- **TASK TO CARRY OUT**:
Only the pictures are omitted; repeat all other data exactly.

- **DATA PROVIDED**:
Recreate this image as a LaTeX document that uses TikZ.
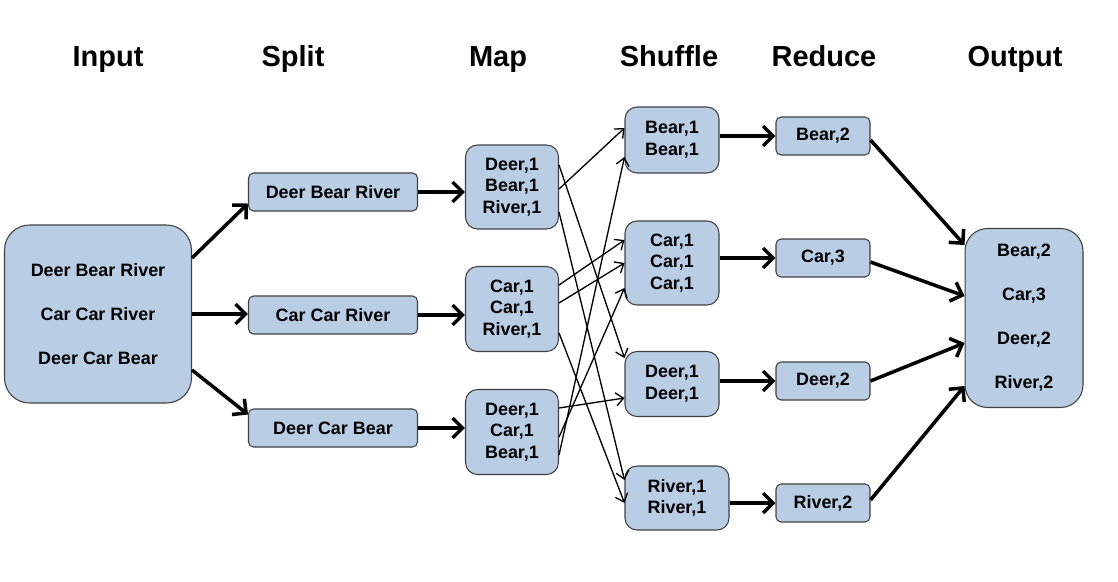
\documentclass[tikz,border=0pt]{standalone}
\usepackage{fontspec}
\setmainfont{Liberation Sans}
\usepackage{tikz}
\usetikzlibrary{calc}
\usetikzlibrary{arrows.meta}
\definecolor{boxblue}{HTML}{B9CDE5}
\definecolor{boxline}{HTML}{404040}
\tikzset{
    box/.style={draw=boxline, fill=boxblue, line width=0.6pt, align=center, inner sep=0pt,
        font=\bfseries\fontsize{10.2}{12.3}\selectfont},
    bigbox/.style={box, font=\bfseries\fontsize{10.2}{25}\selectfont},
    wordbox/.style={box, minimum width=3.38cm, minimum height=0.76cm, rounded corners=0.1cm},
    pairbox/.style={box, minimum width=1.88cm, rounded corners=0.24cm},
    sumbox/.style={box, minimum width=1.88cm, minimum height=0.76cm, rounded corners=0.1cm},
    heading/.style={anchor=base, font=\bfseries\fontsize{16.5}{20}\selectfont},
    fat/.style={line width=2pt, -{Straight Barb[length=0.2cm,width=0.4cm]}},
    thin/.style={line width=0.75pt, -{Straight Barb[length=0.15cm,width=0.26cm]}}
}

\begin{document}
\begin{tikzpicture}[x=0.02cm, y=-0.02cm]
        \useasboundingbox (0,0) rectangle (1118,581);
        \node[heading] (hinput) at (108,67) {Input};
        \node[heading] (hsplit) at (293,67) {Split};
        \node[heading] (hmap) at (498,67) {Map};
        \node[heading] (hshuffle) at (669,67) {Shuffle};
        \node[heading] (hreduce) at (824,67) {Reduce};
        \node[heading] (houtput) at (1015,67) {Output};

        \node[bigbox, minimum width=3.74cm, minimum height=3.56cm, rounded corners=0.5cm] (inp) at (98,314)
            {Deer Bear River\\Car Car River\\Deer Car Bear};

        \node[wordbox] (s1) at (333,192) {Deer Bear River};
        \node[wordbox] (s2) at (333,315) {Car Car River};
        \node[wordbox] (s3) at (333,428) {Deer Car Bear};

        \node[pairbox, minimum width=1.86cm, minimum height=1.68cm] (m1) at (512,187) {Deer,1\\Bear,1\\River,1};
        \node[pairbox, minimum width=1.86cm, minimum height=1.7cm] (m2) at (512,309) {Car,1\\Car,1\\River,1};
        \node[pairbox, minimum width=1.86cm, minimum height=1.7cm] (m3) at (512,432) {Deer,1\\Car,1\\Bear,1};

        \node[pairbox, minimum height=1.32cm] (sh1) at (672,140) {Bear,1\\Bear,1};
        \node[pairbox, minimum height=1.68cm] (sh2) at (672,263) {Car,1\\Car,1\\Car,1};
        \node[pairbox, minimum height=1.3cm] (sh3) at (672,384) {Deer,1\\Deer,1};
        \node[pairbox, minimum width=2.08cm, minimum height=1.28cm] (sh4) at (677,498) {River,1\\River,1};

        \node[sumbox] (r1) at (823,136) {Bear,2};
        \node[sumbox] (r2) at (823,258) {Car,3};
        \node[sumbox] (r3) at (823,381) {Deer,2};
        \node[sumbox] (r4) at (823,503) {River,2};

        \node[bigbox, minimum width=2.36cm, minimum height=3.58cm, rounded corners=0.45cm] (out) at (1024,318)
            {Bear,2\\Car,3\\Deer,2\\River,2};

        \draw[fat] ($(inp.east)+(0,-56)$) -- ($(s1.south west)+(0,-8)$);
        \draw[fat] (inp.east) -- (inp.east -| s2.west);
        \draw[fat] ($(inp.east)+(0,56)$) -- ($(s3.north west)+(0,6)$);

        \draw[fat] (s1.east) -- (s1.east -| m1.west);
        \draw[fat] (s2.east) -- (s2.east -| m2.west);
        \draw[fat] (s3.east) -- (s3.east -| m3.west);

        \draw[thin] ($(m1.east)+(0,2)$) -- ($(sh1.west)+(0,-12)$);
        \draw[thin] ($(m1.east)+(0,-22)$) -- ($(sh3.west)+(0,-26)$);
        \draw[thin] ($(m1.east)+(0,25)$) -- ($(sh4.west)+(0,-18)$);
        \draw[thin] ($(m2.east)+(0,-24)$) -- ($(sh2.west)+(0,-23)$);
        \draw[thin] ($(m2.east)+(0,-6)$) -- (sh2.west);
        \draw[thin] ($(m2.east)+(0,24)$) -- ($(sh4.west)+(0,5)$);
        \draw[thin] ($(m3.east)+(0,-24)$) -- ($(sh3.west)+(0,14)$);
        \draw[thin] ($(m3.east)+(0,5)$) -- ($(sh2.west)+(0,25)$);
        \draw[thin] ($(m3.east)+(0,23)$) -- ($(sh1.west)+(0,17)$);

        \draw[fat] (sh1.east |- r1.west) -- (r1.west);
        \draw[fat] (sh2.east |- r2.west) -- (r2.west);
        \draw[fat] (sh3.east |- r3.west) -- (r3.west);
        \draw[fat] (sh4.east |- r4.west) -- (r4.west);

        \draw[fat] ($(r1.east)+(0,4)$) -- ($(out.west)+(0,-73)$);
        \draw[fat] ($(r2.east)+(0,4)$) -- ($(out.west)+(0,-22)$);
        \draw[fat] (r3.east) -- ($(out.west)+(0,25)$);
        \draw[fat] ($(r4.east)+(0,-3)$) -- ($(out.west)+(0,68)$);
    \end{tikzpicture}
\end{document}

- **CORRECT RESPONSE**:
Recreate this image as a LaTeX document that uses TikZ.
\documentclass[tikz,border=0pt]{standalone}
\usepackage{fontspec}
\setmainfont{Liberation Sans}
\usepackage{tikz}
\usetikzlibrary{calc}
\usetikzlibrary{arrows.meta}
\definecolor{boxblue}{HTML}{B9CDE5}
\definecolor{boxline}{HTML}{404040}
\tikzset{
    box/.style={draw=boxline, fill=boxblue, line width=0.6pt, align=center, inner sep=0pt,
        font=\bfseries\fontsize{10.2}{12.3}\selectfont},
    bigbox/.style={box, font=\bfseries\fontsize{10.2}{25}\selectfont},
    wordbox/.style={box, minimum width=3.38cm, minimum height=0.76cm, rounded corners=0.1cm},
    pairbox/.style={box, minimum width=1.88cm, rounded corners=0.24cm},
    sumbox/.style={box, minimum width=1.88cm, minimum height=0.76cm, rounded corners=0.1cm},
    heading/.style={anchor=base, font=\bfseries\fontsize{16.5}{20}\selectfont},
    fat/.style={line width=2pt, -{Straight Barb[length=0.2cm,width=0.4cm]}},
    thin/.style={line width=0.75pt, -{Straight Barb[length=0.15cm,width=0.26cm]}}
}

\begin{document}
\begin{tikzpicture}[x=0.02cm, y=-0.02cm]
        \useasboundingbox (0,0) rectangle (1118,581);
        \node[heading] (hinput) at (108,67) {Input};
        \node[heading] (hsplit) at (293,67) {Split};
        \node[heading] (hmap) at (498,67) {Map};
        \node[heading] (hshuffle) at (669,67) {Shuffle};
        \node[heading] (hreduce) at (824,67) {Reduce};
        \node[heading] (houtput) at (1015,67) {Output};

        \node[bigbox, minimum width=3.74cm, minimum height=3.56cm, rounded corners=0.5cm] (inp) at (98,314)
            {Deer Bear River\\Car Car River\\Deer Car Bear};

        \node[wordbox] (s1) at (333,192) {Deer Bear River};
        \node[wordbox] (s2) at (333,315) {Car Car River};
        \node[wordbox] (s3) at (333,428) {Deer Car Bear};

        \node[pairbox, minimum width=1.86cm, minimum height=1.68cm] (m1) at (512,187) {Deer,1\\Bear,1\\River,1};
        \node[pairbox, minimum width=1.86cm, minimum height=1.7cm] (m2) at (512,309) {Car,1\\Car,1\\River,1};
        \node[pairbox, minimum width=1.86cm, minimum height=1.7cm] (m3) at (512,432) {Deer,1\\Car,1\\Bear,1};

        \node[pairbox, minimum height=1.32cm] (sh1) at (672,140) {Bear,1\\Bear,1};
        \node[pairbox, minimum height=1.68cm] (sh2) at (672,263) {Car,1\\Car,1\\Car,1};
        \node[pairbox, minimum height=1.3cm] (sh3) at (672,384) {Deer,1\\Deer,1};
        \node[pairbox, minimum width=2.08cm, minimum height=1.28cm] (sh4) at (677,498) {River,1\\River,1};

        \node[sumbox] (r1) at (823,136) {Bear,2};
        \node[sumbox] (r2) at (823,258) {Car,3};
        \node[sumbox] (r3) at (823,381) {Deer,2};
        \node[sumbox] (r4) at (823,503) {River,2};

        \node[bigbox, minimum width=2.36cm, minimum height=3.58cm, rounded corners=0.45cm] (out) at (1024,318)
            {Bear,2\\Car,3\\Deer,2\\River,2};

        \draw[fat] ($(inp.east)+(0,-56)$) -- ($(s1.south west)+(0,-8)$);
        \draw[fat] (inp.east) -- (inp.east -| s2.west);
        \draw[fat] ($(inp.east)+(0,56)$) -- ($(s3.north west)+(0,6)$);

        \draw[fat] (s1.east) -- (s1.east -| m1.west);
        \draw[fat] (s2.east) -- (s2.east -| m2.west);
        \draw[fat] (s3.east) -- (s3.east -| m3.west);

        \draw[thin] ($(m1.east)+(0,2)$) -- ($(sh1.west)+(0,-12)$);
        \draw[thin] ($(m1.east)+(0,-22)$) -- ($(sh3.west)+(0,-26)$);
        \draw[thin] ($(m1.east)+(0,25)$) -- ($(sh4.west)+(0,-18)$);
        \draw[thin] ($(m2.east)+(0,-24)$) -- ($(sh2.west)+(0,-23)$);
        \draw[thin] ($(m2.east)+(0,-6)$) -- (sh2.west);
        \draw[thin] ($(m2.east)+(0,24)$) -- ($(sh4.west)+(0,5)$);
        \draw[thin] ($(m3.east)+(0,-24)$) -- ($(sh3.west)+(0,14)$);
        \draw[thin] ($(m3.east)+(0,5)$) -- ($(sh2.west)+(0,25)$);
        \draw[thin] ($(m3.east)+(0,23)$) -- ($(sh1.west)+(0,17)$);

        \draw[fat] (sh1.east |- r1.west) -- (r1.west);
        \draw[fat] (sh2.east |- r2.west) -- (r2.west);
        \draw[fat] (sh3.east |- r3.west) -- (r3.west);
        \draw[fat] (sh4.east |- r4.west) -- (r4.west);

        \draw[fat] ($(r1.east)+(0,4)$) -- ($(out.west)+(0,-73)$);
        \draw[fat] ($(r2.east)+(0,4)$) -- ($(out.west)+(0,-22)$);
        \draw[fat] (r3.east) -- ($(out.west)+(0,25)$);
        \draw[fat] ($(r4.east)+(0,-3)$) -- ($(out.west)+(0,68)$);
    \end{tikzpicture}
\end{document}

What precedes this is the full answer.